INSTRUCTIONS FOR THE TASK:
Transcribe the material word for word, but without the images.

SOURCE MATERIAL:
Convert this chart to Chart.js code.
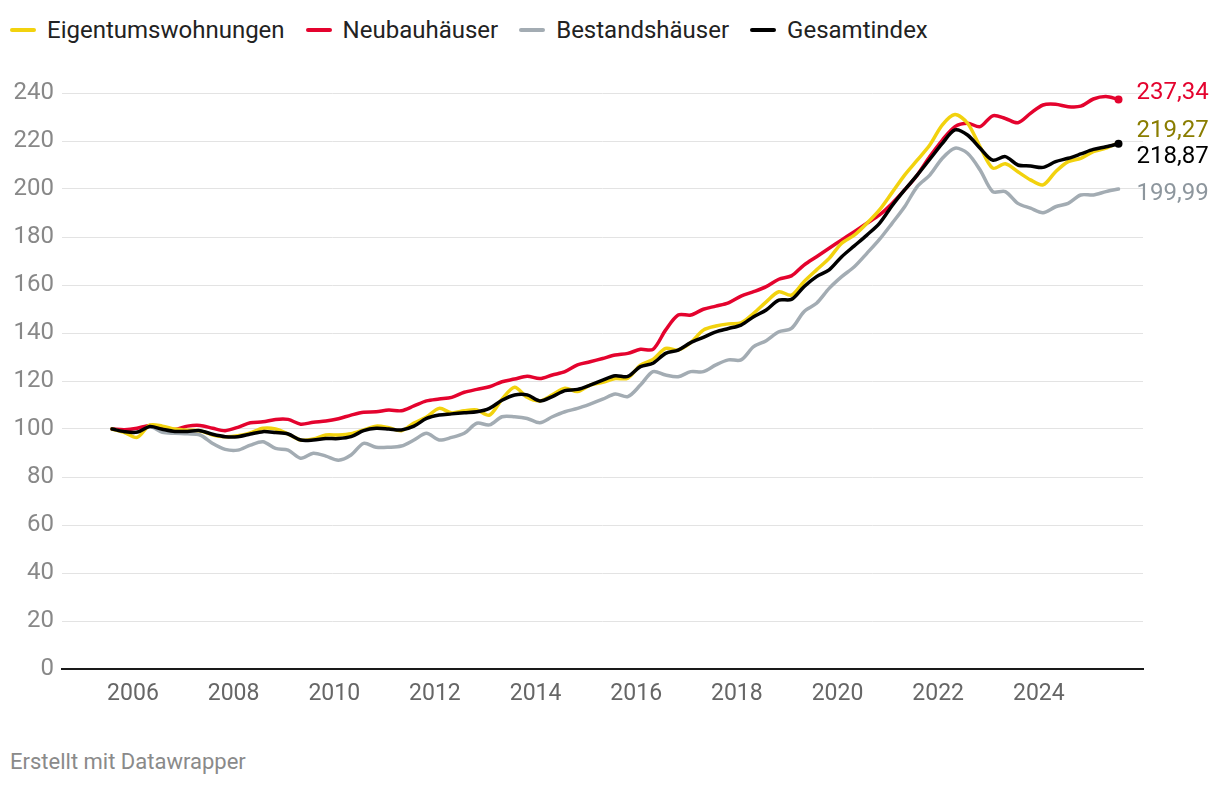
<!DOCTYPE html>
<html>
<head>
<meta charset="utf-8">
<script src="https://cdn.jsdelivr.net/npm/chart.js@4.4.1/dist/chart.umd.min.js"></script>
<style>
  body { margin: 0; background: #fff; font-family: Roboto, sans-serif; }
  #legend { position: absolute; left: 10px; top: 15px; display: flex; font-size: 24px; color: #222; line-height: 30px; }
  .item { display: flex; align-items: center; margin-right: 21px; }
  .sw { width: 26px; height: 4px; border-radius: 2px; margin-right: 11px; }
  #wrap { position: absolute; left: 0; top: 60px; width: 1220px; height: 660px; }
  #foot { position: absolute; left: 10px; top: 749px; font-size: 22px; color: #8a8a8a; }
</style>
</head>
<body>
<div id="legend"></div>
<div id="wrap"><canvas id="chart"></canvas></div>
<div id="foot">Erstellt mit Datawrapper</div>
<script>
// Quartalswerte ab Aug 2005 bis Aug 2025 (Index, 2005 = 100)
const names = ['Eigentumswohnungen', 'Neubauhäuser', 'Bestandshäuser', 'Gesamtindex'];
const colors = ['#f2d20e', '#e4032e', '#a3acb3', '#000000'];
const labelColors = ['#8a7d00', '#e4032e', '#8d969d', '#000000'];
const labelDy = [-12, -6, 5, 13];

const wohnungen = [100, 98.5, 96.5, 101.6, 101.2, 100, 99.5, 99.3, 97.5, 96.8,
  97.2, 98.4, 100.3, 100, 97.9, 95.4, 95.8, 97.5, 97.5, 98,
  99.6, 101.2, 100.5, 99.3, 102.5, 105, 108.6, 106.7, 107.6, 107.9,
  105.8, 112.4, 117.4, 113.2, 111.7, 114.2, 117, 115.6, 118.3, 119.5,
  121, 121.2, 126.6, 129, 133.6, 132.9, 136, 141.2, 142.9, 143.8,
  144.2, 148.2, 153, 157.2, 155.8, 161.4, 166.3, 171.1, 177.4, 180.8,
  185.7, 191.3, 198.5, 205.8, 212, 218.3, 226.7, 231, 227.4, 217.6,
  208.7, 210.5, 207.2, 203.8, 201.7, 207.2, 211.4, 212.8, 215.6, 217, 219.27];

const neubau = [100, 99.7, 100.3, 101.5, 100.5, 99.8, 101.2, 101.5, 100.3, 99.3,
  100.7, 102.6, 103, 104, 104, 102, 102.8, 103.3, 104.3, 105.8,
  107, 107.2, 107.9, 107.6, 109.6, 111.7, 112.5, 113.2, 115.3, 116.5,
  117.6, 119.7, 120.8, 122, 121, 122.5, 123.9, 126.7, 128, 129.4,
  130.8, 131.5, 133.2, 133.2, 141.2, 147.5, 147.5, 149.9, 151.2, 152.6,
  155.4, 157.2, 159.3, 162.4, 163.8, 168.3, 171.8, 175.3, 178.8, 182.2,
  185.7, 189.2, 194, 199.6, 205.8, 213.5, 220.4, 226, 227.4, 226,
  230.5, 229.4, 227.6, 231.5, 235, 235.3, 234.3, 234.5, 237.5, 238.5, 237.34];

const bestand = [100, 99, 98.7, 101, 98.6, 98.2, 98, 97.5, 94, 91.5,
  91.2, 93.3, 94.7, 91.9, 91.2, 87.8, 89.9, 88.7, 87, 89.2,
  94, 92.4, 92.4, 92.9, 95.4, 98.2, 95.4, 96.5, 98.2, 102.4,
  101.7, 105.1, 105.1, 104.4, 102.6, 105.1, 107.2, 108.6, 110.4, 112.4,
  114.6, 113.5, 118.3, 123.9, 122.5, 121.8, 123.9, 123.9, 126.7, 128.8,
  128.8, 134.3, 136.8, 140.5, 141.9, 148.9, 152.4, 158.6, 163.5, 167.6,
  173.2, 179, 185.7, 192.6, 201, 205.8, 212.8, 217, 214.9, 207.9,
  198.9, 198.9, 194, 192, 190.1, 192.6, 194, 197.5, 197.5, 198.9, 199.99];

const gesamt = [100, 98.9, 98.7, 101, 99.9, 99, 99, 99.3, 97.8, 96.8,
  96.8, 97.9, 98.9, 98.5, 97.9, 95.4, 95.4, 96, 96, 96.8,
  99.3, 100.3, 100, 99.6, 101.2, 104.4, 105.8, 106.3, 106.8, 107.2,
  108.6, 112, 114.2, 114.2, 111.7, 113.5, 116, 116.5, 118.3, 120.4,
  122.2, 121.9, 126, 127.4, 131.5, 132.9, 136, 138.2, 140.5, 141.9,
  143.3, 146.8, 149.6, 153.7, 154, 159.3, 163.5, 166.3, 171.8, 176.3,
  180.8, 185.7, 193, 199.6, 205.8, 212.4, 219, 224.6, 222.5, 217,
  212, 213.5, 210, 209.6, 209, 211.4, 212.8, 214.6, 216.5, 217.6, 218.87];

const yearTicks = [2006, 2008, 2010, 2012, 2014, 2016, 2018, 2020, 2022, 2024];

// Zeitachse: alle drei Monate ab August 2005
const months = [];
for (let i = 0; i < wohnungen.length; i++) {
  const total = 2005 * 12 + 7 + i * 3;
  months.push(Math.floor(total / 12) + (total % 12) / 12);
}

const series = [wohnungen, neubau, bestand, gesamt];
const drawOrder = [1, 2, 3, 0];
const endDot = [false, true, false, true];

// Legende
const legend = document.getElementById('legend');
names.forEach((n, i) => {
  const it = document.createElement('div');
  it.className = 'item';
  it.innerHTML = '<span class="sw" style="background:' + colors[i] + '"></span><span>' + n + '</span>';
  legend.appendChild(it);
});

const endLabels = {
  id: 'endLabels',
  afterDatasetsDraw(chart) {
    const ctx = chart.ctx;
    chart.data.datasets.forEach((ds, i) => {
      const meta = chart.getDatasetMeta(i);
      const p = meta.data[meta.data.length - 1];
      const v = series[i][series[i].length - 1];
      ctx.save();
      ctx.font = '24px Roboto';
      ctx.fillStyle = labelColors[i];
      ctx.textBaseline = 'middle';
      ctx.fillText(v.toFixed(2).replace('.', ','), p.x + 18, p.y + labelDy[i]);
      ctx.restore();
    });
  }
};

const ctx = document.getElementById('chart').getContext('2d');
new Chart(ctx, {
  type: 'line',
  data: {
    datasets: series.map((s, i) => ({
      label: names[i],
      data: s.map((v, j) => ({ x: months[j], y: v })),
      borderColor: colors[i],
      backgroundColor: colors[i],
      borderWidth: 3.5,
      tension: 0.3,
      order: drawOrder[i],
      pointRadius: c => (endDot[i] && c.dataIndex === s.length - 1) ? 4 : 0,
      pointBorderWidth: 0,
      pointHoverRadius: 0,
      borderCapStyle: 'round',
      borderJoinStyle: 'round'
    }))
  },
  options: {
    responsive: true,
    maintainAspectRatio: false,
    animation: false,
    layout: { padding: { top: 33, right: 77, left: 0, bottom: 0 } },
    plugins: { legend: { display: false }, tooltip: { enabled: false } },
    scales: {
      x: {
        type: 'linear',
        min: 2004.59,
        max: 2026.07,
        afterBuildTicks: scale => { scale.ticks = yearTicks.map(v => ({ value: v })); },
        afterFit: scale => { scale.height = 51; },
        ticks: {
          color: '#666',
          font: { family: 'Roboto', size: 23 },
          padding: 11,
          maxRotation: 0,
          autoSkip: false,
          callback: v => String(v)
        },
        grid: { display: true, drawOnChartArea: false, drawTicks: false },
        border: { display: true, color: '#1a1a1a', width: 2 }
      },
      y: {
        min: 0,
        max: 240,
        afterFit: scale => { scale.width = 62; },
        ticks: {
          stepSize: 20,
          color: '#888',
          font: { family: 'Roboto', size: 24 },
          padding: 8
        },
        grid: { color: '#e3e3e3', lineWidth: 1, drawTicks: false },
        border: { display: false }
      }
    }
  },
  plugins: [endLabels]
});
</script>
</body>
</html>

RIGHT ANSWER:
Convert this chart to Chart.js code.
<!DOCTYPE html>
<html>
<head>
<meta charset="utf-8">
<script src="https://cdn.jsdelivr.net/npm/chart.js@4.4.1/dist/chart.umd.min.js"></script>
<style>
  body { margin: 0; background: #fff; font-family: Roboto, sans-serif; }
  #legend { position: absolute; left: 10px; top: 15px; display: flex; font-size: 24px; color: #222; line-height: 30px; }
  .item { display: flex; align-items: center; margin-right: 21px; }
  .sw { width: 26px; height: 4px; border-radius: 2px; margin-right: 11px; }
  #wrap { position: absolute; left: 0; top: 60px; width: 1220px; height: 660px; }
  #foot { position: absolute; left: 10px; top: 749px; font-size: 22px; color: #8a8a8a; }
</style>
</head>
<body>
<div id="legend"></div>
<div id="wrap"><canvas id="chart"></canvas></div>
<div id="foot">Erstellt mit Datawrapper</div>
<script>
// Quartalswerte ab Aug 2005 bis Aug 2025 (Index, 2005 = 100)
const names = ['Eigentumswohnungen', 'Neubauhäuser', 'Bestandshäuser', 'Gesamtindex'];
const colors = ['#f2d20e', '#e4032e', '#a3acb3', '#000000'];
const labelColors = ['#8a7d00', '#e4032e', '#8d969d', '#000000'];
const labelDy = [-12, -6, 5, 13];

const wohnungen = [100, 98.5, 96.5, 101.6, 101.2, 100, 99.5, 99.3, 97.5, 96.8,
  97.2, 98.4, 100.3, 100, 97.9, 95.4, 95.8, 97.5, 97.5, 98,
  99.6, 101.2, 100.5, 99.3, 102.5, 105, 108.6, 106.7, 107.6, 107.9,
  105.8, 112.4, 117.4, 113.2, 111.7, 114.2, 117, 115.6, 118.3, 119.5,
  121, 121.2, 126.6, 129, 133.6, 132.9, 136, 141.2, 142.9, 143.8,
  144.2, 148.2, 153, 157.2, 155.8, 161.4, 166.3, 171.1, 177.4, 180.8,
  185.7, 191.3, 198.5, 205.8, 212, 218.3, 226.7, 231, 227.4, 217.6,
  208.7, 210.5, 207.2, 203.8, 201.7, 207.2, 211.4, 212.8, 215.6, 217, 219.27];

const neubau = [100, 99.7, 100.3, 101.5, 100.5, 99.8, 101.2, 101.5, 100.3, 99.3,
  100.7, 102.6, 103, 104, 104, 102, 102.8, 103.3, 104.3, 105.8,
  107, 107.2, 107.9, 107.6, 109.6, 111.7, 112.5, 113.2, 115.3, 116.5,
  117.6, 119.7, 120.8, 122, 121, 122.5, 123.9, 126.7, 128, 129.4,
  130.8, 131.5, 133.2, 133.2, 141.2, 147.5, 147.5, 149.9, 151.2, 152.6,
  155.4, 157.2, 159.3, 162.4, 163.8, 168.3, 171.8, 175.3, 178.8, 182.2,
  185.7, 189.2, 194, 199.6, 205.8, 213.5, 220.4, 226, 227.4, 226,
  230.5, 229.4, 227.6, 231.5, 235, 235.3, 234.3, 234.5, 237.5, 238.5, 237.34];

const bestand = [100, 99, 98.7, 101, 98.6, 98.2, 98, 97.5, 94, 91.5,
  91.2, 93.3, 94.7, 91.9, 91.2, 87.8, 89.9, 88.7, 87, 89.2,
  94, 92.4, 92.4, 92.9, 95.4, 98.2, 95.4, 96.5, 98.2, 102.4,
  101.7, 105.1, 105.1, 104.4, 102.6, 105.1, 107.2, 108.6, 110.4, 112.4,
  114.6, 113.5, 118.3, 123.9, 122.5, 121.8, 123.9, 123.9, 126.7, 128.8,
  128.8, 134.3, 136.8, 140.5, 141.9, 148.9, 152.4, 158.6, 163.5, 167.6,
  173.2, 179, 185.7, 192.6, 201, 205.8, 212.8, 217, 214.9, 207.9,
  198.9, 198.9, 194, 192, 190.1, 192.6, 194, 197.5, 197.5, 198.9, 199.99];

const gesamt = [100, 98.9, 98.7, 101, 99.9, 99, 99, 99.3, 97.8, 96.8,
  96.8, 97.9, 98.9, 98.5, 97.9, 95.4, 95.4, 96, 96, 96.8,
  99.3, 100.3, 100, 99.6, 101.2, 104.4, 105.8, 106.3, 106.8, 107.2,
  108.6, 112, 114.2, 114.2, 111.7, 113.5, 116, 116.5, 118.3, 120.4,
  122.2, 121.9, 126, 127.4, 131.5, 132.9, 136, 138.2, 140.5, 141.9,
  143.3, 146.8, 149.6, 153.7, 154, 159.3, 163.5, 166.3, 171.8, 176.3,
  180.8, 185.7, 193, 199.6, 205.8, 212.4, 219, 224.6, 222.5, 217,
  212, 213.5, 210, 209.6, 209, 211.4, 212.8, 214.6, 216.5, 217.6, 218.87];

const yearTicks = [2006, 2008, 2010, 2012, 2014, 2016, 2018, 2020, 2022, 2024];

// Zeitachse: alle drei Monate ab August 2005
const months = [];
for (let i = 0; i < wohnungen.length; i++) {
  const total = 2005 * 12 + 7 + i * 3;
  months.push(Math.floor(total / 12) + (total % 12) / 12);
}

const series = [wohnungen, neubau, bestand, gesamt];
const drawOrder = [1, 2, 3, 0];
const endDot = [false, true, false, true];

// Legende
const legend = document.getElementById('legend');
names.forEach((n, i) => {
  const it = document.createElement('div');
  it.className = 'item';
  it.innerHTML = '<span class="sw" style="background:' + colors[i] + '"></span><span>' + n + '</span>';
  legend.appendChild(it);
});

const endLabels = {
  id: 'endLabels',
  afterDatasetsDraw(chart) {
    const ctx = chart.ctx;
    chart.data.datasets.forEach((ds, i) => {
      const meta = chart.getDatasetMeta(i);
      const p = meta.data[meta.data.length - 1];
      const v = series[i][series[i].length - 1];
      ctx.save();
      ctx.font = '24px Roboto';
      ctx.fillStyle = labelColors[i];
      ctx.textBaseline = 'middle';
      ctx.fillText(v.toFixed(2).replace('.', ','), p.x + 18, p.y + labelDy[i]);
      ctx.restore();
    });
  }
};

const ctx = document.getElementById('chart').getContext('2d');
new Chart(ctx, {
  type: 'line',
  data: {
    datasets: series.map((s, i) => ({
      label: names[i],
      data: s.map((v, j) => ({ x: months[j], y: v })),
      borderColor: colors[i],
      backgroundColor: colors[i],
      borderWidth: 3.5,
      tension: 0.3,
      order: drawOrder[i],
      pointRadius: c => (endDot[i] && c.dataIndex === s.length - 1) ? 4 : 0,
      pointBorderWidth: 0,
      pointHoverRadius: 0,
      borderCapStyle: 'round',
      borderJoinStyle: 'round'
    }))
  },
  options: {
    responsive: true,
    maintainAspectRatio: false,
    animation: false,
    layout: { padding: { top: 33, right: 77, left: 0, bottom: 0 } },
    plugins: { legend: { display: false }, tooltip: { enabled: false } },
    scales: {
      x: {
        type: 'linear',
        min: 2004.59,
        max: 2026.07,
        afterBuildTicks: scale => { scale.ticks = yearTicks.map(v => ({ value: v })); },
        afterFit: scale => { scale.height = 51; },
        ticks: {
          color: '#666',
          font: { family: 'Roboto', size: 23 },
          padding: 11,
          maxRotation: 0,
          autoSkip: false,
          callback: v => String(v)
        },
        grid: { display: true, drawOnChartArea: false, drawTicks: false },
        border: { display: true, color: '#1a1a1a', width: 2 }
      },
      y: {
        min: 0,
        max: 240,
        afterFit: scale => { scale.width = 62; },
        ticks: {
          stepSize: 20,
          color: '#888',
          font: { family: 'Roboto', size: 24 },
          padding: 8
        },
        grid: { color: '#e3e3e3', lineWidth: 1, drawTicks: false },
        border: { display: false }
      }
    }
  },
  plugins: [endLabels]
});
</script>
</body>
</html>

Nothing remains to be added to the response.